The place of deepest humility to which to aspire is to honor our fathers and mothers, their deeds, their values, their glories, their achievements, their bravery, and to acknowledge freely as well their sins, their iniquities which have come down to us, and to walk in repentance for the sin of “me and my people” before a forgiving God (Nehemiah 9; Ezra 9; Daniel 9).
Robert E. Lee was a great American who deserves honor for his life, faith, and deeds which honored Christ. He deserves honor for brilliant military service to both the United States military and his native Virginia. Lee set his slaves free long before the War and for much of the War advocated offering freedom to any slaves who would fight for independence.
The Confederate government finally approved that measure in March 1865, too late for anyone to notice or for it to affect the war, but that decision gives weight to the argument that there was more for which the South effused the blood of thousands of white men than for some superiority complex of keeping one people under the neck of another.
The world is a complicated place. All our American hands are crimson from the blood of slavery and its subsequent iniquity.
Lincoln sold his wife’s inherited slaves instead of freeing them. He advocated the colonization of Liberia to send as many people of African heritage back to the African continent as possible because he did not believe whites and blacks could live together in peace and equality, that blacks did not have the mental and social capabilities of living in a free society.

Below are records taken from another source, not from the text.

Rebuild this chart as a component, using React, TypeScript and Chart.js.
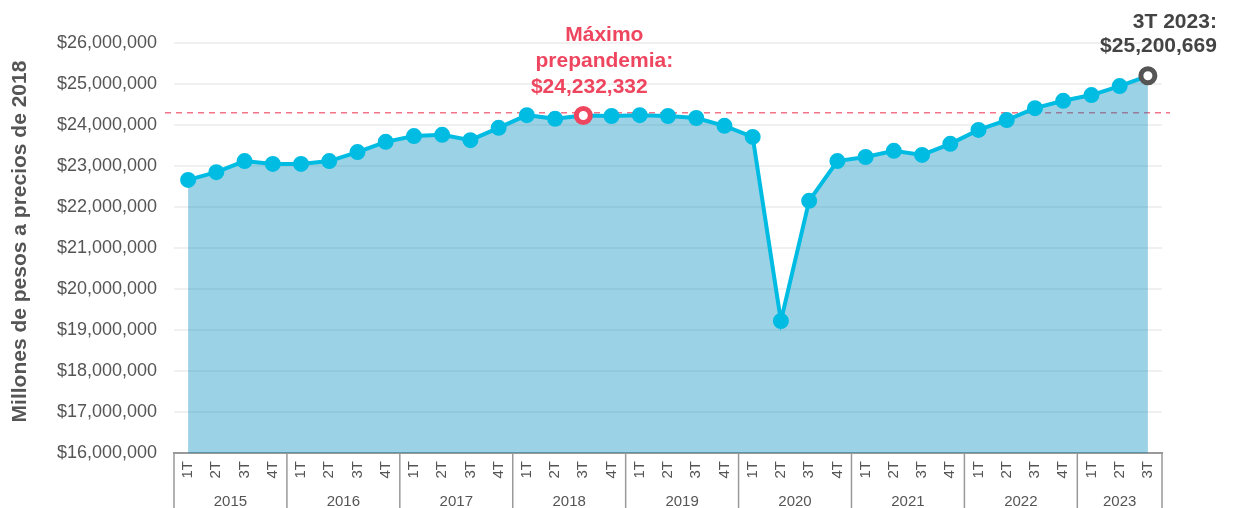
import React, { useEffect, useRef } from "react";
import { Chart, registerables } from "chart.js";

Chart.register(...registerables);

const YEARS = ["2015", "2016", "2017", "2018", "2019", "2020", "2021", "2022", "2023"];
const QUARTERS = ["1T", "2T", "3T", "4T"];
const LABELS: string[] = [];
YEARS.forEach((y) => {
  QUARTERS.forEach((q) => {
    if (!(y === "2023" && q === "4T")) LABELS.push(q);
  });
});

const PIB_VALUES = [
  22660000, 22850000, 23120000, 23050000,
  23050000, 23120000, 23340000, 23590000,
  23730000, 23760000, 23630000, 23930000,
  24240000, 24150000, 24232332, 24220000,
  24240000, 24220000, 24170000, 23980000,
  23710000, 19220000, 22150000, 23120000,
  23220000, 23370000, 23270000, 23540000,
  23880000, 24120000, 24410000, 24590000,
  24730000, 24950000, 25200669,
];

const PEAK_INDEX = 14;
const LAST_INDEX = 34;
const REF_LINE = 24300000;
const Y_MIN = 16000000;
const Y_MAX = 26000000;
const Y_STEP = 1000000;

const PEAK_LINES = ["Máximo", "prepandemia:", "$24,232,332"];
const LAST_LINES = ["3T 2023:", "$25,200,669"];
const Y_TITLE = "Millones de pesos a precios de 2018";

const FONT = "'Liberation Sans', Arial, Helvetica, sans-serif";
const LINE_COLOR = "#00BCE2";
const RED = "#EF4660";
const GRAY = "#444444";

const fmt = (v: number) => "$" + Math.round(v).toLocaleString("en-US");

const overlayPlugin = {
  id: "overlay",
  beforeDatasetsDraw(chart: any) {
    const { ctx, chartArea, scales } = chart;
    const y = scales.y.getPixelForValue(REF_LINE);
    ctx.save();
    ctx.strokeStyle = "rgba(240,70,95,0.75)";
    ctx.lineWidth = 1.5;
    ctx.setLineDash([6, 5]);
    ctx.beginPath();
    ctx.moveTo(chartArea.left - 9, y);
    ctx.lineTo(chartArea.right + 8, y);
    ctx.stroke();
    ctx.restore();
  },
  afterDraw(chart: any) {
    const { ctx, chartArea, scales } = chart;
    const xs = scales.x;
    const n = LABELS.length;
    const band = (chartArea.right - chartArea.left) / n;
    const top = chartArea.bottom;
    const bottom = chart.height;
    ctx.save();
    ctx.strokeStyle = "#999999";
    ctx.lineWidth = 1.5;
    const bounds: number[] = [];
    for (let i = 0; i < n; i += 4) bounds.push(xs.getPixelForValue(i) - band / 2);
    bounds.push(xs.getPixelForValue(n - 1) + band / 2);
    bounds.forEach((bx) => {
      ctx.beginPath();
      ctx.moveTo(bx, top);
      ctx.lineTo(bx, bottom);
      ctx.stroke();
    });
    ctx.fillStyle = "#555555";
    ctx.font = "15px " + FONT;
    ctx.textAlign = "center";
    ctx.textBaseline = "middle";
    for (let k = 0; k < YEARS.length; k++) {
      const cx = (bounds[k] + bounds[k + 1]) / 2;
      ctx.fillText(YEARS[k], cx, top + 49);
    }

    // y-axis title
    ctx.save();
    ctx.translate(12, 233.5);
    ctx.rotate(-Math.PI / 2);
    ctx.font = "bold 21px " + FONT;
    ctx.fillStyle = "#555555";
    ctx.textAlign = "center";
    ctx.textBaseline = "middle";
    ctx.fillText(Y_TITLE, 0, 0);
    ctx.restore();

    const meta = chart.getDatasetMeta(0);
    const p = meta.data[PEAK_INDEX];
    ctx.font = "bold 21px " + FONT;
    ctx.fillStyle = RED;
    ctx.textBaseline = "alphabetic";
    ctx.textAlign = "center";
    ctx.fillText(PEAK_LINES[0], p.x + 21, p.y - 74);
    ctx.fillText(PEAK_LINES[1], p.x + 21, p.y - 48);
    ctx.fillText(PEAK_LINES[2], p.x + 6, p.y - 22);

    const q = meta.data[LAST_INDEX];
    ctx.fillStyle = GRAY;
    ctx.textAlign = "right";
    ctx.fillText(LAST_LINES[0], q.x + 69, q.y - 48);
    ctx.fillText(LAST_LINES[1], q.x + 69, q.y - 24);
    ctx.restore();
  },
};

export default function App() {
  const ref = useRef<HTMLCanvasElement | null>(null);
  useEffect(() => {
    if (!ref.current) return;
    const bg = PIB_VALUES.map((_, i) => (i === PEAK_INDEX || i === LAST_INDEX ? "#ffffff" : LINE_COLOR));
    const bc = PIB_VALUES.map((_, i) => (i === PEAK_INDEX ? RED : i === LAST_INDEX ? "#555555" : LINE_COLOR));
    const bw = PIB_VALUES.map((_, i) => (i === PEAK_INDEX || i === LAST_INDEX ? 5 : 2));
    const chart = new Chart(ref.current, {
      type: "line",
      data: {
        labels: LABELS,
        datasets: [
          {
            data: PIB_VALUES,
            borderColor: LINE_COLOR,
            borderWidth: 4,
            backgroundColor: "rgba(0,140,190,0.39)",
            fill: "start",
            tension: 0,
            pointRadius: 7,
            pointBackgroundColor: bg,
            pointBorderColor: bc,
            pointBorderWidth: bw,
          },
        ],
      },
      plugins: [overlayPlugin],
      options: {
        responsive: true,
        maintainAspectRatio: false,
        animation: false,
        layout: { padding: { top: 35, right: 64, bottom: 0, left: 0 } },
        plugins: { legend: { display: false }, tooltip: { enabled: false } },
        scales: {
          x: {
            type: "category",
            offset: true,
            grid: { display: false, drawTicks: false },
            border: { display: true, color: "#999999", width: 2 },
            ticks: {
              color: "#555555",
              font: { size: 15, family: FONT },
              minRotation: 90,
              maxRotation: 90,
              padding: 8,
              autoSkip: false,
            },
            afterFit(scale: any) {
              scale.height = 55;
            },
          },
          y: {
            min: Y_MIN,
            max: Y_MAX,
            grid: { color: "#f0f0f0", lineWidth: 2, drawTicks: false },
            border: { display: false },
            ticks: {
              stepSize: Y_STEP,
              color: "#555555",
              font: { size: 18, family: FONT },
              padding: 17,
              callback: (v: any) => fmt(Number(v)),
            },
            title: { display: false },
            afterFit(scale: any) {
              scale.width = 166;
            },
          },
        },
      },
    });
    return () => chart.destroy();
  }, []);
  return (
    <div style={{ position: "relative", height: "500px" }}>
      <canvas ref={ref} />
    </div>
  );
}
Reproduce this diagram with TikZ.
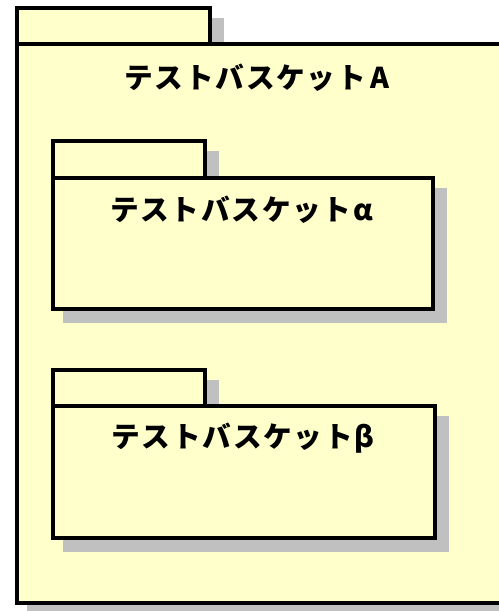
\documentclass[tikz,border=0pt]{standalone}
\usepackage{fontspec}
\newfontfamily\jpfont[LetterSpace=6]{Noto Sans CJK JP}
\definecolor{pkgfill}{HTML}{FFFFCC}
\definecolor{pkgshade}{HTML}{C0C0C0}
\begin{document}
\begin{tikzpicture}[x=0.75pt,y=-0.75pt,
	pkg/.style={draw=black, fill=pkgfill, line width=3pt},
	shade/.style={draw=pkgshade, fill=pkgshade, line width=3pt},
	title/.style={font=\jpfont\bfseries\fontsize{21.5}{26}\selectfont, inner sep=0pt}]
		\useasboundingbox (0,0) rectangle (499,611);
		\clip (0,0) rectangle (499,611);
		
		% outer package
		\draw[shade] (29, 19.5) rectangle (222, 55.5);
		\draw[shade] (29, 55.5) rectangle (532, 614.5);
		\draw[pkg] (17, 7.5) rectangle (210, 43.5);
		\draw[pkg] (17, 43.5) rectangle (520, 602.5);
		\node[title] (pkgA) at (257, 78) {テストバスケット\kern3.5pt A};
		
		% package alpha
		\draw[shade] (65, 153.3) rectangle (216.7, 190);
		\draw[shade] (65, 190) rectangle (444.5, 321);
		\draw[pkg] (53, 141.3) rectangle (204.7, 178);
		\draw[pkg] (53, 178) rectangle (432.5, 309);
		\node[title] (pkgAlpha) at (241.5, 210) {テストバスケットα};
		
		% package beta
		\draw[shade] (65, 381.5) rectangle (217.3, 417.5);
		\draw[shade] (65, 417.5) rectangle (446.5, 549.5);
		\draw[pkg] (53, 369.5) rectangle (205.3, 405.5);
		\draw[pkg] (53, 405.5) rectangle (434.5, 537.5);
		\node[title] (pkgBeta) at (243, 438) {テストバスケットβ};
\end{tikzpicture}
\end{document}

His Emancipation Proclamation, a bald political move to pull the United Kingdom back from the brink of formally recognizing the Confederacy, guaranteed the perpetuation of slavery to any territory or state which would lay down their arms and come back into the Union. If slavery was all Lee and the South wanted, none of them took advantage of the offer. On the Union side, General, and later President, U.S. Grant retained his slaves until he was forced by the 13th Amendment to give them up.
There is a reason that slavery was not long tolerated in the North. Northern whites could not abide the presence of people of African descent. That is why the Northwest Territory had a provision that no one of African descent could own land in what is today the MidWest.
The US Army was dispatched to manhandle violent rioters in the streets of New York City when residents found out the Lincoln Administration wanted to change the direction of the War to include freeing the slaves.
The war crimes, rapes and torture of slaves, contrabanding of medicines and Bibles, and the total war strategy of making war on defenseless elderly, women, slaves, and children, that Grant, Sherman, and Lincoln prosecuted were sins of incalculable depth toward both white and black Southerners.
The politics of Reconstruction set Southern blacks and whites against one another as a strategy of the Northern victors to maintain a level of social and political control in the American South. ‘Separate but equal’ was an imposed Northern idea. The resulting post-War racism and Jim Crow codes were a direct result of that Reconstruction strategy. Southerners’ sinful resentment and bitterness about the prosecution and results of the war led to the sinful way freed blacks were treated for a century.
Slavery and virulent racism has not been just a Southern sin. It was and continues to be an American sin.
I might add that we are beginning to find a growing number of Southerners of African descent also died defending their homes and families. While there is opposition to the idea that black Southerners willingly fought under the Confederate flag, there is a growing body of documentation in photographs, diaries, family histories, state pension records, etc., that more than a few African-Confederates existed.